A: “That he’d fix it?”
Me: “He said, ‘My friend Bert is more important to me than a teapot.’ A., my little A. is more important to me than a vase.” …….and all it represented. And I meant it.
So we made up. I was feeling all good about myself that I had showed compassion (you know what’s coming, right?????!!!!), remembering that Sesame Street story, and not scarring A. for life over a broken vase. I nursed C. while A. laid on his pillow next to us and then we went to A.’s room to tuck him in.
As we lay there in the darkness doing our normal bedtime routine of singing a song and saying our prayers, in the quietness I hear A.’s soft little whisper,
“Mom (pause)…you are more important to me than my batcave.”
In an instant, my heart dropped, did a flip, felt humbled, small, and embarrassed, burst into tears, and was full with immense love that comes only from grace.
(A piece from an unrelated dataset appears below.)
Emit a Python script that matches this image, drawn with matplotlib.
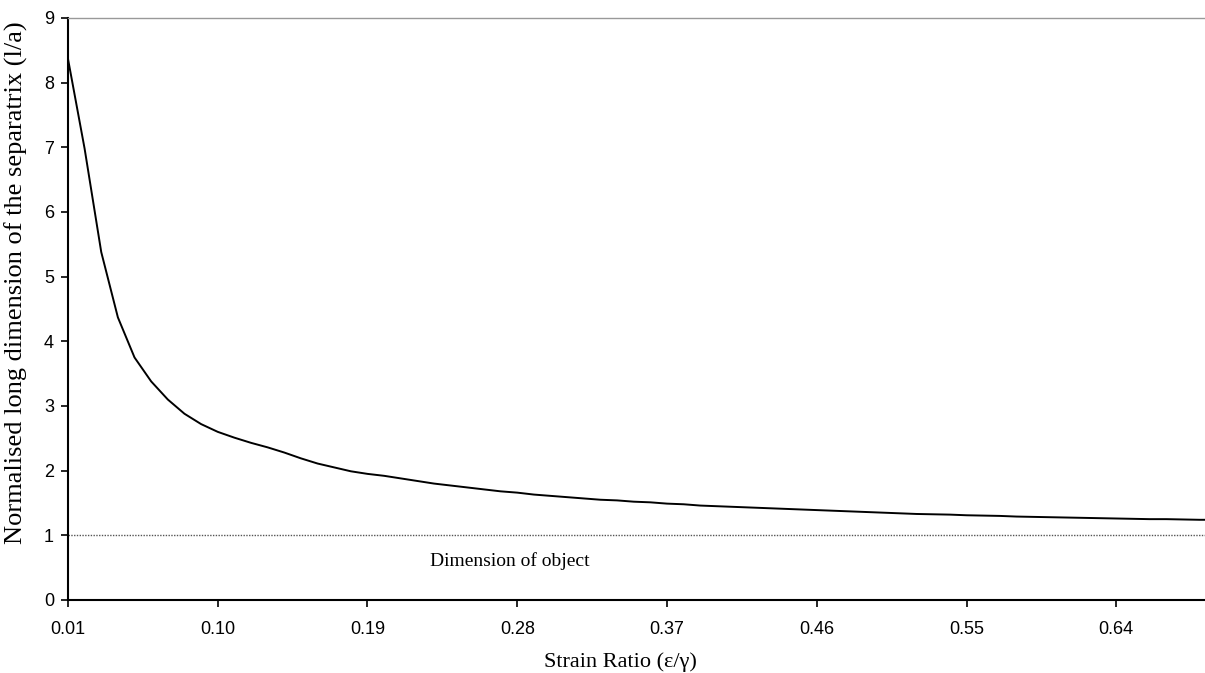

Anyone who knows our son knows how “in” to superheroes he is. His batcave stays on his dresser in his room in the “I’ll share everything else but this” zone. So here I was pretty happy with myself for showing compassion, “getting over a vase,” and not losing it…when here was my little four year old…telling me that I mattered more to him that his most prized possession. Here was my A. surprising, expanding, deepening, humbling, and gracing my heart. And I laid there next to A., my tears wetting my face and his pillow, as I felt A.’s breath against my chest and he peacefully drifted off to sleep. And I thought, “Truly, my life is full of grace. Humbling grace. Thank you, God.”